The Doors of Perception by Aldous Huxley, who's probably best known for Brave New World, is absolutely fascinating account of mescaline use for anyone even remotely interested in psychedelics. The title comes from William Blake's The Marriage of Heaven and Hell: "If the doors of perception were cleansed every thing would appear to man as it is, infinite. For man has closed himself up, till he sees all things thru' narrow chinks of his cavern.". Huxley believes that the 'doors of perception' can be opened through meditation or drug use. An interesting side-note is that Jim Morrison's The Doors got the name from this book.
It reads kind of crackpotty at times, but as long as you keep a dose of skepticism handy, it's a very interesting read if not for Huxley's ideas for the effect psychedelic drugs have on people.
I wasn't about to recommend any "classics" since I'm sure that anyone who hasn't read them has at least heard enough about them so that a forum post wouldn't really change anything. That said, everyone should read Joseph Heller's Catch 22 because it's hilarious.

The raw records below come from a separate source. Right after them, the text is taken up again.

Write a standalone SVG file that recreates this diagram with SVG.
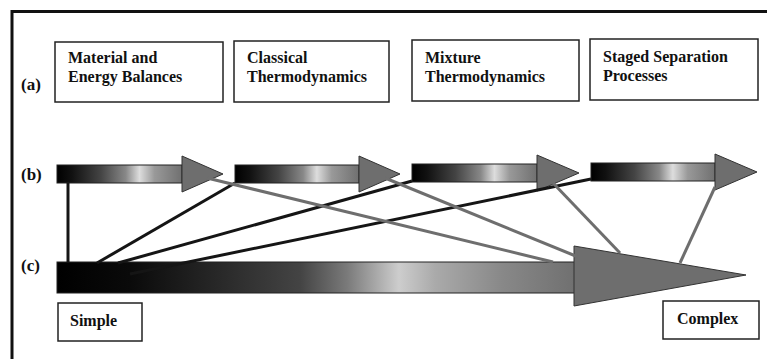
<svg xmlns="http://www.w3.org/2000/svg" width="767" height="359" viewBox="0 0 767 359">
<defs>
<linearGradient id="gb" x1="0" y1="0" x2="1" y2="0">
<stop offset="0" stop-color="#000"/>
<stop offset="0.12" stop-color="#111"/>
<stop offset="0.35" stop-color="#444"/>
<stop offset="0.55" stop-color="#888"/>
<stop offset="0.66" stop-color="#ddd"/>
<stop offset="0.78" stop-color="#999"/>
<stop offset="1" stop-color="#707070"/>
</linearGradient>
<linearGradient id="gc" x1="0" y1="0" x2="1" y2="0">
<stop offset="0" stop-color="#000"/>
<stop offset="0.14" stop-color="#0a0a0a"/>
<stop offset="0.3" stop-color="#262626"/>
<stop offset="0.47" stop-color="#444"/>
<stop offset="0.56" stop-color="#7a7a7a"/>
<stop offset="0.66" stop-color="#cdcdcd"/>
<stop offset="0.73" stop-color="#aaa"/>
<stop offset="0.86" stop-color="#888"/>
<stop offset="1" stop-color="#707070"/>
</linearGradient>
</defs>
<style>
.t{font-family:"Liberation Serif","Times New Roman",serif;font-weight:bold;font-size:16px;fill:#111}
.lab{font-family:"Liberation Serif","Times New Roman",serif;font-weight:bold;font-size:17px;fill:#111}
.box{fill:#fff;stroke:#222;stroke-width:1.5}
.body{stroke:#222;stroke-width:1}
.head{fill:#6e6e6e;stroke:#333;stroke-width:1}
.blk{stroke:#151515;stroke-width:3;fill:none}
.gry{stroke:#6e6e6e;stroke-width:3;fill:none}
</style>
<rect width="767" height="359" fill="#fff"/>
<g id="frame">
<path d="M12 359 V11.5 H767" fill="none" stroke="#111" stroke-width="3"/>
</g>
<g id="labels">
<text class="lab" x="21" y="90">(a)</text>
<text class="lab" x="21" y="180">(b)</text>
<text class="lab" x="21" y="271">(c)</text>
</g>
<g id="a1"><rect class="box" x="55" y="42" width="168" height="60"/><text class="t" x="68" y="63">Material and</text><text class="t" x="68" y="82">Energy Balances</text></g>
<g id="a2"><rect class="box" x="234" y="41" width="155" height="61"/><text class="t" x="247" y="63">Classical</text><text class="t" x="247" y="82">Thermodynamics</text></g>
<g id="a3"><rect class="box" x="412" y="40" width="167" height="61"/><text class="t" x="425" y="63">Mixture</text><text class="t" x="425" y="82">Thermodynamics</text></g>
<g id="a4"><rect class="box" x="590" y="39" width="168" height="61"/><text class="t" x="603" y="62">Staged Separation</text><text class="t" x="603" y="81">Processes</text></g>
<g id="b1"><rect class="body" x="57" y="165" width="125" height="18" fill="url(#gb)"/><path class="head" d="M182 156 L223 174 L182 192 Z"/></g>
<g id="b2"><rect class="body" x="235" y="165" width="124" height="18" fill="url(#gb)"/><path class="head" d="M359 156 L400 174 L359 192 Z"/></g>
<g id="b3"><rect class="body" x="412" y="164" width="125" height="18" fill="url(#gb)"/><path class="head" d="M537 155 L579 173 L537 191 Z"/></g>
<g id="b4"><rect class="body" x="591" y="163" width="124" height="18" fill="url(#gb)"/><path class="head" d="M715 154 L757 172 L715 190 Z"/></g>
<g id="c"><rect class="body" x="57" y="262" width="518" height="31" fill="url(#gc)"/><path class="head" d="M574 246 L746 275 L574 306 Z"/></g>
<g id="connectors">
<line class="blk" x1="68" y1="183" x2="68" y2="262"/>
<line class="blk" x1="97" y1="263" x2="235" y2="183"/>
<line class="blk" x1="118" y1="263" x2="412" y2="181"/>
<line class="blk" x1="130" y1="274" x2="591" y2="179"/>
<line class="gry" x1="207" y1="178" x2="553" y2="262"/>
<line class="gry" x1="385" y1="178" x2="578" y2="257"/>
<line class="gry" x1="553" y1="183" x2="620" y2="253"/>
<line class="gry" x1="715" y1="187" x2="680" y2="263"/>
</g>
<g id="simple"><rect class="box" x="58" y="303" width="84" height="38"/><text class="t" x="70" y="326">Simple</text></g>
<g id="complex"><rect class="box" x="663" y="301" width="96" height="38"/><text class="t" x="677" y="324">Complex</text></g>
</svg>
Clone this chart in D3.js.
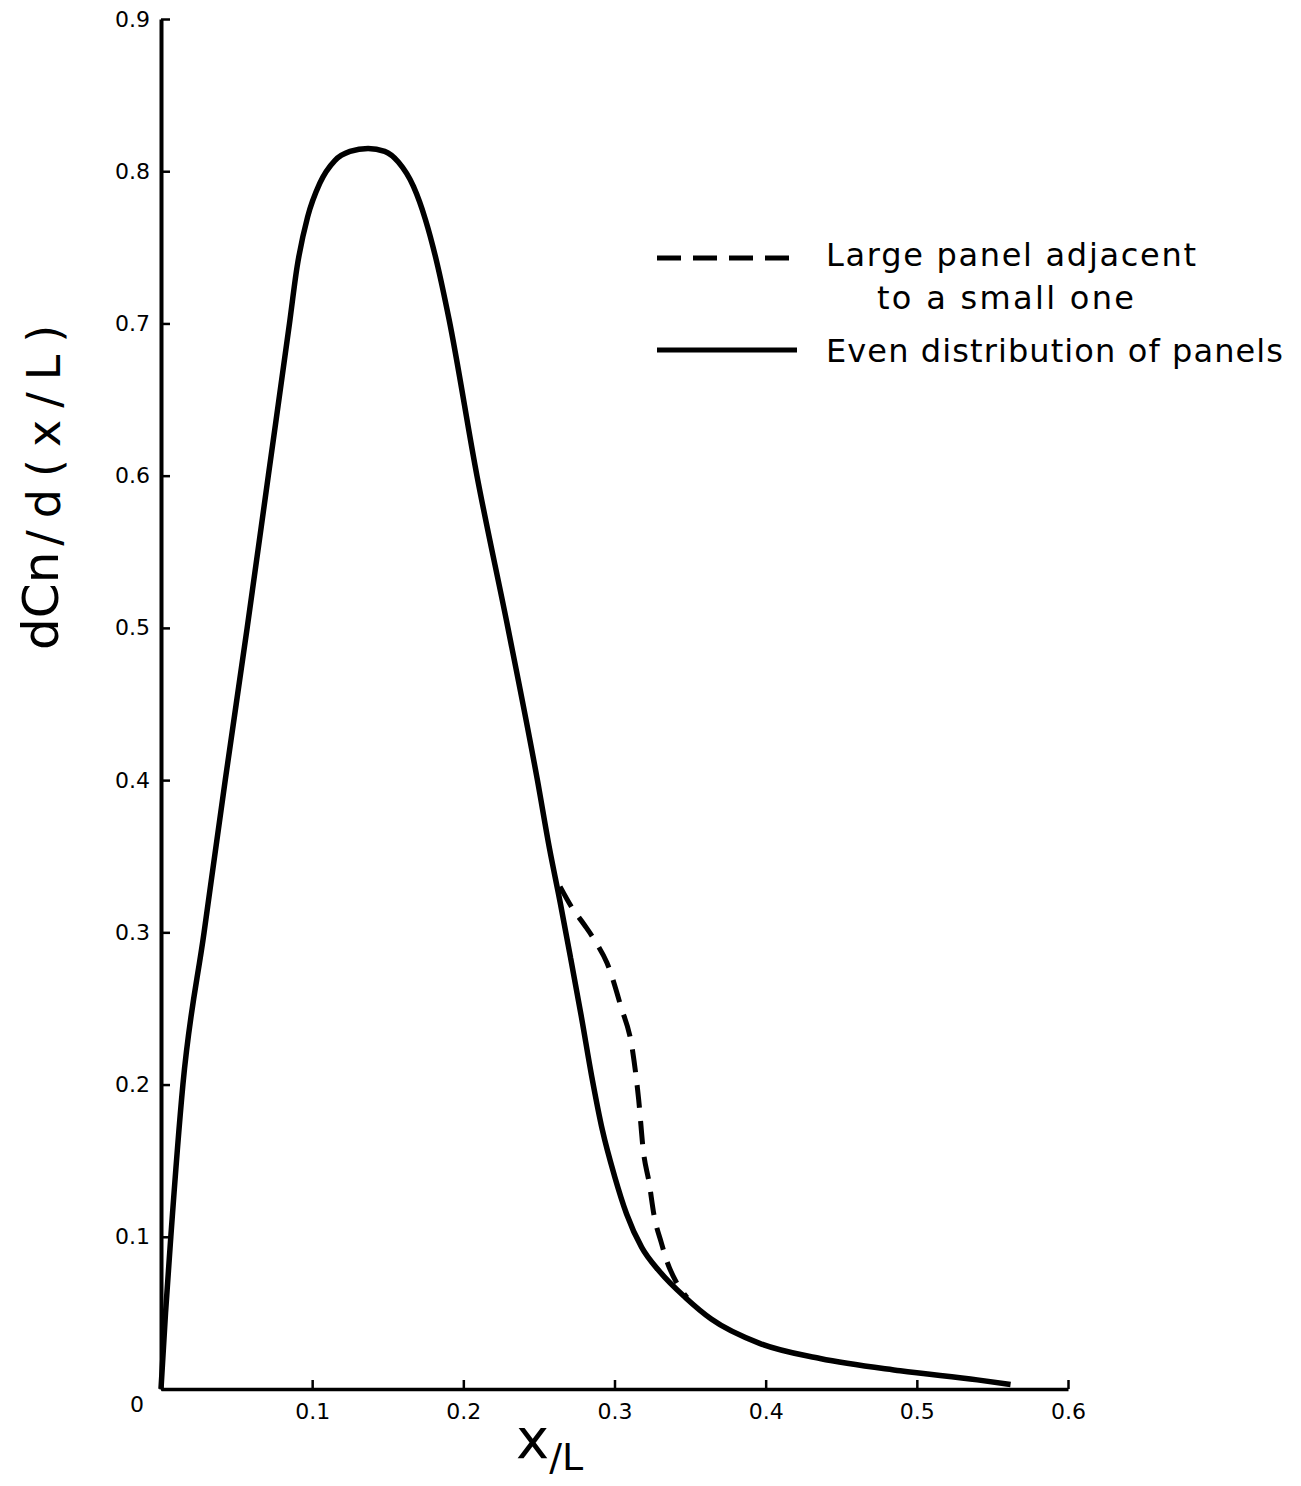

Posted: Tue May 16, 2006 4:36 pm
Perdido Street Station by China Mieville. Very, very good, I loved it. It's a cross of SF/fantasy/drama. Very original, great read. I've heard nothing bad about The Scar as well, on the contrary, it was nominated for the Hugo in 2003. Haven't read it yet but it is in my to do list but I did read the last one Looking for Jake and other stories and I thought it was also excellent.
Oh and about Eragon, well I would certainly not rec it to anyone.
Posted: Thu May 18, 2006 3:01 pm
Has anyone read anything by Gregory Mcquire? Wicked
(the "true" story of Oz) is the most well known, but I enjoyed Confessions of an Ugly Stepsister
(the "true" story of Cinderella) much more.